NAPLAN - An introduction

NAPLAN - comparing Australian schools

For returning expatriates with children, finding the "right" school is often their highest priority, influencing both where the family will live and often their parent's employment..

One of the factors expatriates will need to understand, particularly those who been outside the country for a number of years, in terms of choosing a school will be NAPLAN results - which form the core information available on the federal government's website: myschool.edu.au  NAPLAN results should not be the single most important factor you take into account when selecting and shortlisting schools, but they do have the advantage of providing an objective assessment of a school's relative academic performance.

NAPLAN stands for National Assessment Program, Literacy And Numeracy, and these are a series of tests in literacy and numeracy, introduced in 2008, that all eligible Australian schoolchildren sit in years 3, 5, 7 and 9. The literacy component consists of three tests: reading, writing and language conventions (i.e. spelling, grammar and punctuation) while the numeracy component comprises just one test for each participating year.
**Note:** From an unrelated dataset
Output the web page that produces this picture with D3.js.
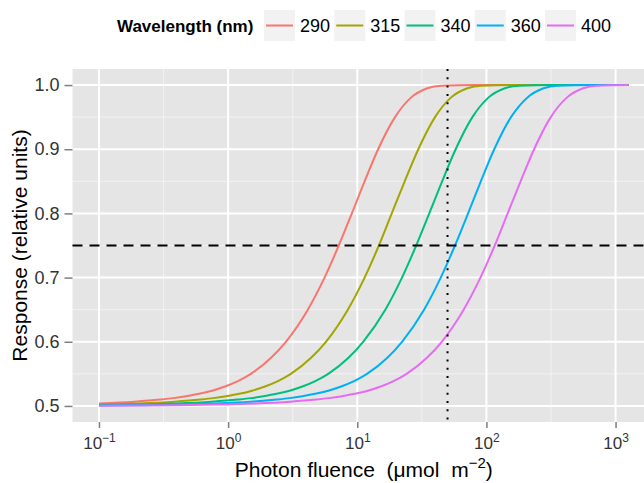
<!DOCTYPE html>
<html>
<head>
<meta charset="utf-8">
<script src="https://cdn.jsdelivr.net/npm/d3@7"></script>
<style>
  html, body { margin: 0; padding: 0; background: #ffffff; }
  svg { display: block; font-family: "Liberation Sans", Arial, Helvetica, sans-serif; }
  text { white-space: pre; }
</style>
</head>
<body>
<svg id="chart" width="644" height="483"></svg>
<script>
// Wavelengths (nm) shown in the legend
const wavelengths = ["290", "315", "340", "360", "400"];
const colours = ["#F8766D", "#A3A500", "#00BF7D", "#00B0F6", "#E76BF3"];

// Photon fluence (µmol m-2) and relative response, one pair of arrays per wavelength
const fluence290  = [0.1, 0.188, 0.299, 0.376, 0.473, 0.596, 0.750, 0.944, 1.19, 1.50, 2.15, 2.80, 4.14, 5.58, 7.19, 9.08, 11.4, 14.5, 19.6, 25.9, 34.9, 44.8, 80.7, 1260];
const response290 = [0.5039, 0.5067, 0.5100, 0.5122, 0.5152, 0.5189, 0.5238, 0.5303, 0.5387, 0.55, 0.575, 0.60, 0.65, 0.70, 0.75, 0.80, 0.85, 0.90, 0.95, 0.98, 0.995, 0.999, 1.0, 1.0];

const fluence315  = [0.1, 0.204, 0.385, 0.610, 0.767, 0.966, 1.22, 1.53, 1.93, 2.43, 3.06, 4.39, 5.72, 8.45, 11.4, 14.7, 18.5, 23.3, 29.7, 40.0, 52.8, 71.2, 91.4, 165, 1260];
const response315 = [0.5021, 0.5039, 0.5067, 0.5100, 0.5122, 0.5152, 0.5189, 0.5238, 0.5303, 0.5387, 0.55, 0.575, 0.60, 0.65, 0.70, 0.75, 0.80, 0.85, 0.90, 0.95, 0.98, 0.995, 0.999, 1.0, 1.0];

const fluence340  = [0.1, 0.200, 0.398, 0.750, 1.19, 1.50, 1.88, 2.37, 2.99, 3.76, 4.73, 5.96, 8.55, 11.1, 16.5, 22.2, 28.6, 36.1, 45.4, 57.8, 77.9, 103, 139, 178, 321, 1260];
const response340 = [0.5012, 0.5021, 0.5039, 0.5067, 0.5100, 0.5122, 0.5152, 0.5189, 0.5238, 0.5303, 0.5387, 0.55, 0.575, 0.60, 0.65, 0.70, 0.75, 0.80, 0.85, 0.90, 0.95, 0.98, 0.995, 0.999, 1.0, 1.0];

const fluence360  = [0.1, 0.200, 0.398, 0.794, 1.50, 2.37, 2.99, 3.76, 4.73, 5.96, 7.50, 9.44, 11.9, 17.1, 22.2, 32.9, 44.3, 57.1, 72.1, 90.5, 115, 155, 206, 277, 356, 641, 1260];
const response360 = [0.5006, 0.5012, 0.5021, 0.5039, 0.5067, 0.5100, 0.5122, 0.5152, 0.5189, 0.5238, 0.5303, 0.5387, 0.55, 0.575, 0.60, 0.65, 0.70, 0.75, 0.80, 0.85, 0.90, 0.95, 0.98, 0.995, 0.999, 1.0, 1.0];

const fluence400  = [0.1, 0.203, 0.405, 0.807, 1.61, 3.03, 4.81, 6.05, 7.62, 9.59, 12.1, 15.2, 19.1, 24.1, 34.6, 45.1, 66.6, 89.9, 116, 146, 184, 234, 315, 417, 562, 721, 1260];
const response400 = [0.5004, 0.5006, 0.5012, 0.5021, 0.5039, 0.5067, 0.5100, 0.5122, 0.5152, 0.5189, 0.5238, 0.5303, 0.5387, 0.55, 0.575, 0.60, 0.65, 0.70, 0.75, 0.80, 0.85, 0.90, 0.95, 0.98, 0.995, 0.999, 1.0];

// Reference lines
const responseThreshold = 0.75;
const fluenceMark = 50;

// Axis breaks
const xTicks = [0.1, 1, 10, 100, 1000];
const yTicks = [0.5, 0.6, 0.7, 0.8, 0.9, 1.0];

const fluences = [fluence290, fluence315, fluence340, fluence360, fluence400];
const responses = [response290, response315, response340, response360, response400];
const series = wavelengths.map((w, i) => ({
  name: w,
  colour: colours[i],
  points: fluences[i].map((f, j) => ({ f: f, r: responses[i][j] }))
}));

// Panel geometry
const panel = { left: 72.5, right: 655, top: 69, bottom: 422 };

// Scales, expanded 5% beyond the data range (log space for x)
const allF = fluences.flat(), allR = responses.flat();
const lx = [Math.log10(d3.min(allF)), Math.log10(d3.max(allF))];
const padX = (lx[1] - lx[0]) * 0.05;
const x = d3.scaleLog()
  .domain([Math.pow(10, lx[0] - padX), Math.pow(10, lx[1] + padX)])
  .range([panel.left, panel.right]);
const ry = [0.5, d3.max(allR)];
const padY = (ry[1] - ry[0]) * 0.05;
const y = d3.scaleLinear()
  .domain([ry[0] - padY, ry[1] + padY])
  .range([panel.bottom, panel.top]);

const svg = d3.select("#chart");

// Panel background
svg.append("rect")
  .attr("x", panel.left).attr("y", panel.top)
  .attr("width", panel.right - panel.left).attr("height", panel.bottom - panel.top)
  .attr("fill", "#E5E5E5");

const grid = svg.append("g");
// Minor grid lines half way between major breaks
const xMinor = xTicks.map(t => t * Math.sqrt(10));
const yMinor = yTicks.slice(0, -1).map(t => t + 0.05);
grid.selectAll(".xminor").data(xMinor.filter(v => x(v) < panel.right)).enter().append("line")
  .attr("x1", d => x(d)).attr("x2", d => x(d))
  .attr("y1", panel.top).attr("y2", panel.bottom)
  .attr("stroke", "#F2F2F2").attr("stroke-width", 1);
grid.selectAll(".yminor").data(yMinor).enter().append("line")
  .attr("x1", panel.left).attr("x2", panel.right)
  .attr("y1", d => y(d)).attr("y2", d => y(d))
  .attr("stroke", "#F2F2F2").attr("stroke-width", 1);
grid.selectAll(".xmajor").data(xTicks).enter().append("line")
  .attr("x1", d => x(d)).attr("x2", d => x(d))
  .attr("y1", panel.top).attr("y2", panel.bottom)
  .attr("stroke", "#FFFFFF").attr("stroke-width", 2);
grid.selectAll(".ymajor").data(yTicks).enter().append("line")
  .attr("x1", panel.left).attr("x2", panel.right)
  .attr("y1", d => y(d)).attr("y2", d => y(d))
  .attr("stroke", "#FFFFFF").attr("stroke-width", 2);

// Response curves
const line = d3.line()
  .x(d => x(d.f))
  .y(d => y(d.r))
  .curve(d3.curveMonotoneX);
svg.append("g").selectAll("path").data(series).enter().append("path")
  .attr("d", d => line(d.points))
  .attr("fill", "none")
  .attr("stroke", d => d.colour)
  .attr("stroke-width", 2);

// Threshold (dashed) and fluence marker (dotted)
svg.append("line")
  .attr("x1", panel.left).attr("x2", panel.right)
  .attr("y1", y(responseThreshold)).attr("y2", y(responseThreshold))
  .attr("stroke", "#000").attr("stroke-width", 2)
  .attr("stroke-dasharray", "10,7");
svg.append("line")
  .attr("x1", x(fluenceMark)).attr("x2", x(fluenceMark))
  .attr("y1", panel.top).attr("y2", panel.bottom)
  .attr("stroke", "#000").attr("stroke-width", 2)
  .attr("stroke-dasharray", "2,6.3");

// Y axis
const yAxis = svg.append("g")
  .attr("transform", `translate(${panel.left},0)`)
  .call(d3.axisLeft(y).tickValues(yTicks).tickSize(8).tickPadding(5).tickFormat(d3.format(".1f")));
yAxis.select(".domain").remove();
yAxis.selectAll(".tick line").attr("stroke", "#7F7F7F").attr("stroke-width", 1.5);
yAxis.selectAll(".tick text")
  .attr("fill", "#333333").style("font-size", "18px");

// X axis with power-of-ten labels
const xAxis = svg.append("g")
  .attr("transform", `translate(0,${panel.bottom})`)
  .call(d3.axisBottom(x).tickValues(xTicks).tickSize(6).tickFormat(""));
xAxis.select(".domain").remove();
xAxis.selectAll(".tick line").attr("stroke", "#7F7F7F").attr("stroke-width", 1.5);
xAxis.selectAll(".tick").each(function (d) {
  const t = d3.select(this).append("text")
    .attr("y", 27).attr("text-anchor", "middle")
    .attr("fill", "#333333").style("font-size", "17px");
  t.append("tspan").text("10");
  t.append("tspan").attr("dy", -7).style("font-size", "12px")
    .text(String(Math.round(Math.log10(d))).replace("-", "\u2212"));
});

// Axis titles
const xt = svg.append("text")
  .attr("x", (panel.left + panel.right) / 2).attr("y", 477)
  .attr("text-anchor", "middle").attr("fill", "#000").style("font-size", "21px");
xt.append("tspan").text("Photon fluence  (\u03BCmol  m");
xt.append("tspan").attr("dy", -9).style("font-size", "15px").text("\u22122");
xt.append("tspan").attr("dy", 9).text(")");

svg.append("text")
  .attr("transform", `translate(27,${(panel.top + panel.bottom) / 2}) rotate(-90)`)
  .attr("text-anchor", "middle").attr("fill", "#000").style("font-size", "21px")
  .text("Response (relative units)");

// Legend
const legend = svg.append("g");
legend.append("text")
  .attr("x", 117).attr("y", 32)
  .style("font-size", "17px").style("font-weight", "bold").attr("fill", "#000")
  .text("Wavelength (nm)");
const keyX = d3.scalePoint().domain(wavelengths).range([264, 545]);
const keys = legend.selectAll(".key").data(series).enter().append("g")
  .attr("transform", d => `translate(${keyX(d.name)},10)`);
keys.append("rect").attr("width", 31).attr("height", 31).attr("fill", "#F2F2F2");
keys.append("line").attr("x1", 2).attr("x2", 29).attr("y1", 15.5).attr("y2", 15.5)
  .attr("stroke", d => d.colour).attr("stroke-width", 2);
keys.append("text").attr("x", 36).attr("y", 22)
  .style("font-size", "18px").attr("fill", "#000")
  .text(d => d.name);
</script>
</body>
</html>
All states and territory governments, as well as all Catholic and private schools, agreed to participate in the national testing program as part of national funding agreements. The tests are held every year during one week in May, with parents receiving individual results for their children and results comparing states and territories, released in September. Individual school results are posted on the Myschool website at the end of the year.

Originally, many teacher organizations vehemently opposed the publishing of NAPLAN results, chiefly on the basis that information could be used to construct league tables, as has happened in the US and UK, where schools are ranked on performance. It has been found that in those countries schools very quickly adapted to the systems and (too) much energy and focus was placed on practicing for the assessments, rather than necessarily teaching the curriculum. However, NAPLAN tests are based on state and territory curriculum, so there is not necessarily an inconsistency.

The Myschool website and NAPLAN tests have however introduced a considerable amount of (much-needed) transparency into education performance in Australia. Some of the prestigious private schools have been seen to perform relatively poorly; which is very embarrassing when fees have been escalating at well above inflation rate in the private school sector for some time.

NAPLAN should provide measurable feedback on education performance, with improved granularity, as time goes by. However, it probably also means an increasing demand for "brighter students" within the private school system and more systematic entry exams - some private schools are already requesting details of a student's NAPLAN results prior to acceptance.